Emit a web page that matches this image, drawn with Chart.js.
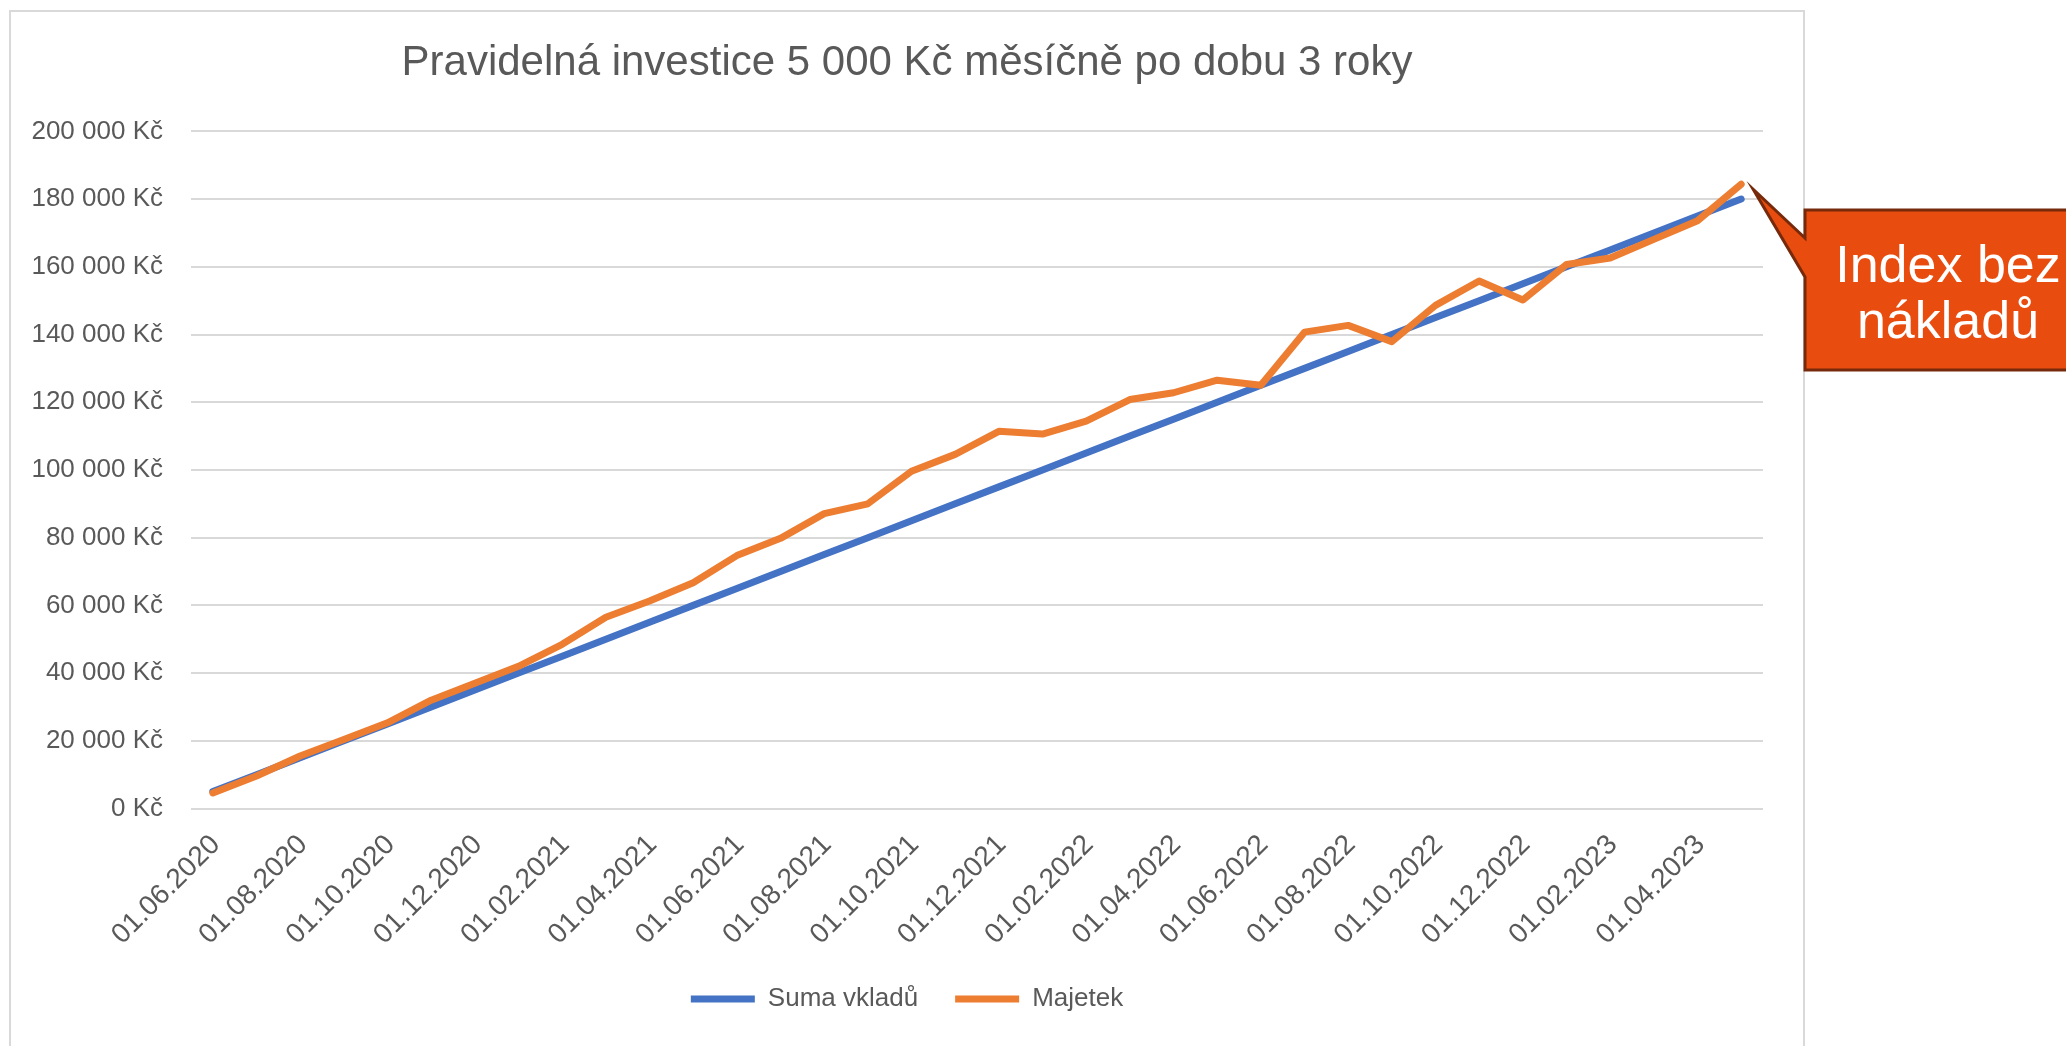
<!DOCTYPE html>
<html lang="cs">
<head>
<meta charset="utf-8">
<title>Pravidelná investice</title>
<script src="https://cdn.jsdelivr.net/npm/chart.js@4.4.1/dist/chart.umd.min.js"></script>
<style>
  html, body { margin: 0; padding: 0; background: #ffffff; overflow: hidden; }
  #wrap { position: relative; width: 2066px; height: 1046px; }
</style>
</head>
<body>
<div id="wrap"><canvas id="c"></canvas></div>
<script>
// ---- data ----
const categories = [
  '01.06.2020','01.07.2020','01.08.2020','01.09.2020','01.10.2020','01.11.2020',
  '01.12.2020','01.01.2021','01.02.2021','01.03.2021','01.04.2021','01.05.2021',
  '01.06.2021','01.07.2021','01.08.2021','01.09.2021','01.10.2021','01.11.2021',
  '01.12.2021','01.01.2022','01.02.2022','01.03.2022','01.04.2022','01.05.2022',
  '01.06.2022','01.07.2022','01.08.2022','01.09.2022','01.10.2022','01.11.2022',
  '01.12.2022','01.01.2023','01.02.2023','01.03.2023','01.04.2023','01.05.2023'
];
const sumaVkladu = [
  5000, 10000, 15000, 20000, 25000, 30000, 35000, 40000, 45000, 50000, 55000, 60000,
  65000, 70000, 75000, 80000, 85000, 90000, 95000, 100000, 105000, 110000, 115000, 120000,
  125000, 130000, 135000, 140000, 145000, 150000, 155000, 160000, 165000, 170000, 175000, 180000
];
const majetek = [
  4600, 9600, 15500, 20400, 25300, 32000, 37000, 42000, 48500, 56500, 61300, 66700,
  74700, 79800, 87100, 90000, 99600, 104600, 111400, 110600, 114400, 120800, 122800, 126500,
  125000, 140700, 142700, 137900, 148600, 155800, 150200, 160700, 162600, 168100, 173600, 184400
];
const yTicks = [0, 20000, 40000, 60000, 80000, 100000, 120000, 140000, 160000, 180000, 200000];
const seriesNames = ['Suma vkladů', 'Majetek'];
const chartTitle = 'Pravidelná investice 5 000 Kč měsíčně po dobu 3 roky';
const calloutLines = ['Index bez', 'nákladů'];

// ---- style ----
const FONT = "'Liberation Sans', Arial, sans-serif";
const TEXT = '#595959';
const BLUE = '#4472C4';
const ORANGE = '#ED7D31';

function fmtKc(v) {
  return String(v).replace(/\B(?=(\d{3})+(?!\d))/g, ' ') + ' Kč';
}

const decorations = {
  id: 'decorations',
  beforeDraw(chart) {
    const ctx = chart.ctx;
    ctx.save();
    ctx.fillStyle = '#ffffff';
    ctx.fillRect(0, 0, chart.width, chart.height);
    ctx.strokeStyle = '#d9d9d9';
    ctx.lineWidth = 2;
    ctx.strokeRect(10, 11, 1794, 1100);
    ctx.restore();
  },
  afterDraw(chart) {
    const ctx = chart.ctx;
    const xs = chart.scales.x, ys = chart.scales.y;
    const last = majetek.length - 1;
    const tipX = xs.getPixelForValue(last) + 12;
    const tipY = ys.getPixelForValue(majetek[last]) + 5;
    const L = 1805, T = 210, B = 370, R = 2100;
    ctx.save();
    ctx.beginPath();
    ctx.moveTo(L, T);
    ctx.lineTo(R, T);
    ctx.lineTo(R, B);
    ctx.lineTo(L, B);
    ctx.lineTo(L, 277);
    ctx.lineTo(tipX, tipY);
    ctx.lineTo(L, 238);
    ctx.closePath();
    ctx.fillStyle = '#E84C0E';
    ctx.fill();
    ctx.lineWidth = 3;
    ctx.lineJoin = 'miter';
    ctx.strokeStyle = '#772A0B';
    ctx.stroke();
    ctx.fillStyle = '#ffffff';
    ctx.font = '52px ' + FONT;
    ctx.textAlign = 'center';
    ctx.textBaseline = 'alphabetic';
    ctx.fillText(calloutLines[0], 1948, 282);
    ctx.fillText(calloutLines[1], 1948, 338);
    ctx.restore();
  }
};

Chart.defaults.font.family = FONT;
Chart.defaults.font.size = 26;
Chart.defaults.color = TEXT;

new Chart(document.getElementById('c'), {
  type: 'line',
  data: {
    labels: categories,
    datasets: [
      {
        label: seriesNames[0], data: sumaVkladu, order: 1,
        borderColor: BLUE, backgroundColor: BLUE, borderWidth: 7,
        borderCapStyle: 'round', borderJoinStyle: 'round',
        pointRadius: 0, pointHoverRadius: 0, tension: 0, fill: false
      },
      {
        label: seriesNames[1], data: majetek, order: 0,
        borderColor: ORANGE, backgroundColor: ORANGE, borderWidth: 7,
        borderCapStyle: 'round', borderJoinStyle: 'round',
        pointRadius: 0, pointHoverRadius: 0, tension: 0, fill: false
      }
    ]
  },
  options: {
    responsive: true,
    maintainAspectRatio: false,
    devicePixelRatio: 1,
    animation: false,
    events: [],
    layout: { padding: { left: 10, right: 262, top: 0, bottom: 24 } },
    scales: {
      x: {
        type: 'category',
        offset: true,
        grid: { display: false, drawTicks: false },
        border: { display: false },
        ticks: {
          autoSkip: false, maxRotation: 45, minRotation: 45,
          padding: 20, labelOffset: 3,
          color: TEXT, font: { size: 28 },
          callback: function (val, idx) { return idx % 2 === 0 ? categories[idx] : ''; }
        },
        afterFit(scale) { scale.height = 140.5; }
      },
      y: {
        type: 'linear', position: 'left',
        min: 0, max: 200000,
        afterBuildTicks(scale) { scale.ticks = yTicks.map(v => ({ value: v })); },
        grid: { color: '#d9d9d9', lineWidth: 2, drawTicks: false },
        border: { display: false },
        ticks: {
          padding: 28, color: TEXT, font: { size: 26 },
          callback: (v) => fmtKc(v)
        },
        afterFit(scale) { scale.width = 181; }
      },
      y2: {
        type: 'linear', position: 'right', display: true,
        grid: { display: false, drawTicks: false },
        border: { display: false },
        ticks: { display: false },
        afterFit(scale) { scale.width = 41; }
      }
    },
    plugins: {
      title: {
        display: true, text: chartTitle, color: TEXT,
        font: { size: 42, weight: 'normal' },
        padding: { top: 38, bottom: 43 }
      },
      legend: {
        display: true, position: 'bottom', align: 'center',
        maxHeight: 97,
        labels: {
          usePointStyle: true, pointStyle: 'line', pointStyleWidth: 64,
          padding: 37, color: TEXT, font: { size: 26 },
          sort: (a, b) => a.datasetIndex - b.datasetIndex
        }
      },
      tooltip: { enabled: false }
    }
  },
  plugins: [decorations]
});
</script>
</body>
</html>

#### [Your objective]
Output the data exactly. Pictures don't belong in the result.

#### [Output]
Emit a web page that matches this image, drawn with Chart.js.
<!DOCTYPE html>
<html lang="cs">
<head>
<meta charset="utf-8">
<title>Pravidelná investice</title>
<script src="https://cdn.jsdelivr.net/npm/chart.js@4.4.1/dist/chart.umd.min.js"></script>
<style>
  html, body { margin: 0; padding: 0; background: #ffffff; overflow: hidden; }
  #wrap { position: relative; width: 2066px; height: 1046px; }
</style>
</head>
<body>
<div id="wrap"><canvas id="c"></canvas></div>
<script>
// ---- data ----
const categories = [
  '01.06.2020','01.07.2020','01.08.2020','01.09.2020','01.10.2020','01.11.2020',
  '01.12.2020','01.01.2021','01.02.2021','01.03.2021','01.04.2021','01.05.2021',
  '01.06.2021','01.07.2021','01.08.2021','01.09.2021','01.10.2021','01.11.2021',
  '01.12.2021','01.01.2022','01.02.2022','01.03.2022','01.04.2022','01.05.2022',
  '01.06.2022','01.07.2022','01.08.2022','01.09.2022','01.10.2022','01.11.2022',
  '01.12.2022','01.01.2023','01.02.2023','01.03.2023','01.04.2023','01.05.2023'
];
const sumaVkladu = [
  5000, 10000, 15000, 20000, 25000, 30000, 35000, 40000, 45000, 50000, 55000, 60000,
  65000, 70000, 75000, 80000, 85000, 90000, 95000, 100000, 105000, 110000, 115000, 120000,
  125000, 130000, 135000, 140000, 145000, 150000, 155000, 160000, 165000, 170000, 175000, 180000
];
const majetek = [
  4600, 9600, 15500, 20400, 25300, 32000, 37000, 42000, 48500, 56500, 61300, 66700,
  74700, 79800, 87100, 90000, 99600, 104600, 111400, 110600, 114400, 120800, 122800, 126500,
  125000, 140700, 142700, 137900, 148600, 155800, 150200, 160700, 162600, 168100, 173600, 184400
];
const yTicks = [0, 20000, 40000, 60000, 80000, 100000, 120000, 140000, 160000, 180000, 200000];
const seriesNames = ['Suma vkladů', 'Majetek'];
const chartTitle = 'Pravidelná investice 5 000 Kč měsíčně po dobu 3 roky';
const calloutLines = ['Index bez', 'nákladů'];

// ---- style ----
const FONT = "'Liberation Sans', Arial, sans-serif";
const TEXT = '#595959';
const BLUE = '#4472C4';
const ORANGE = '#ED7D31';

function fmtKc(v) {
  return String(v).replace(/\B(?=(\d{3})+(?!\d))/g, ' ') + ' Kč';
}

const decorations = {
  id: 'decorations',
  beforeDraw(chart) {
    const ctx = chart.ctx;
    ctx.save();
    ctx.fillStyle = '#ffffff';
    ctx.fillRect(0, 0, chart.width, chart.height);
    ctx.strokeStyle = '#d9d9d9';
    ctx.lineWidth = 2;
    ctx.strokeRect(10, 11, 1794, 1100);
    ctx.restore();
  },
  afterDraw(chart) {
    const ctx = chart.ctx;
    const xs = chart.scales.x, ys = chart.scales.y;
    const last = majetek.length - 1;
    const tipX = xs.getPixelForValue(last) + 12;
    const tipY = ys.getPixelForValue(majetek[last]) + 5;
    const L = 1805, T = 210, B = 370, R = 2100;
    ctx.save();
    ctx.beginPath();
    ctx.moveTo(L, T);
    ctx.lineTo(R, T);
    ctx.lineTo(R, B);
    ctx.lineTo(L, B);
    ctx.lineTo(L, 277);
    ctx.lineTo(tipX, tipY);
    ctx.lineTo(L, 238);
    ctx.closePath();
    ctx.fillStyle = '#E84C0E';
    ctx.fill();
    ctx.lineWidth = 3;
    ctx.lineJoin = 'miter';
    ctx.strokeStyle = '#772A0B';
    ctx.stroke();
    ctx.fillStyle = '#ffffff';
    ctx.font = '52px ' + FONT;
    ctx.textAlign = 'center';
    ctx.textBaseline = 'alphabetic';
    ctx.fillText(calloutLines[0], 1948, 282);
    ctx.fillText(calloutLines[1], 1948, 338);
    ctx.restore();
  }
};

Chart.defaults.font.family = FONT;
Chart.defaults.font.size = 26;
Chart.defaults.color = TEXT;

new Chart(document.getElementById('c'), {
  type: 'line',
  data: {
    labels: categories,
    datasets: [
      {
        label: seriesNames[0], data: sumaVkladu, order: 1,
        borderColor: BLUE, backgroundColor: BLUE, borderWidth: 7,
        borderCapStyle: 'round', borderJoinStyle: 'round',
        pointRadius: 0, pointHoverRadius: 0, tension: 0, fill: false
      },
      {
        label: seriesNames[1], data: majetek, order: 0,
        borderColor: ORANGE, backgroundColor: ORANGE, borderWidth: 7,
        borderCapStyle: 'round', borderJoinStyle: 'round',
        pointRadius: 0, pointHoverRadius: 0, tension: 0, fill: false
      }
    ]
  },
  options: {
    responsive: true,
    maintainAspectRatio: false,
    devicePixelRatio: 1,
    animation: false,
    events: [],
    layout: { padding: { left: 10, right: 262, top: 0, bottom: 24 } },
    scales: {
      x: {
        type: 'category',
        offset: true,
        grid: { display: false, drawTicks: false },
        border: { display: false },
        ticks: {
          autoSkip: false, maxRotation: 45, minRotation: 45,
          padding: 20, labelOffset: 3,
          color: TEXT, font: { size: 28 },
          callback: function (val, idx) { return idx % 2 === 0 ? categories[idx] : ''; }
        },
        afterFit(scale) { scale.height = 140.5; }
      },
      y: {
        type: 'linear', position: 'left',
        min: 0, max: 200000,
        afterBuildTicks(scale) { scale.ticks = yTicks.map(v => ({ value: v })); },
        grid: { color: '#d9d9d9', lineWidth: 2, drawTicks: false },
        border: { display: false },
        ticks: {
          padding: 28, color: TEXT, font: { size: 26 },
          callback: (v) => fmtKc(v)
        },
        afterFit(scale) { scale.width = 181; }
      },
      y2: {
        type: 'linear', position: 'right', display: true,
        grid: { display: false, drawTicks: false },
        border: { display: false },
        ticks: { display: false },
        afterFit(scale) { scale.width = 41; }
      }
    },
    plugins: {
      title: {
        display: true, text: chartTitle, color: TEXT,
        font: { size: 42, weight: 'normal' },
        padding: { top: 38, bottom: 43 }
      },
      legend: {
        display: true, position: 'bottom', align: 'center',
        maxHeight: 97,
        labels: {
          usePointStyle: true, pointStyle: 'line', pointStyleWidth: 64,
          padding: 37, color: TEXT, font: { size: 26 },
          sort: (a, b) => a.datasetIndex - b.datasetIndex
        }
      },
      tooltip: { enabled: false }
    }
  },
  plugins: [decorations]
});
</script>
</body>
</html>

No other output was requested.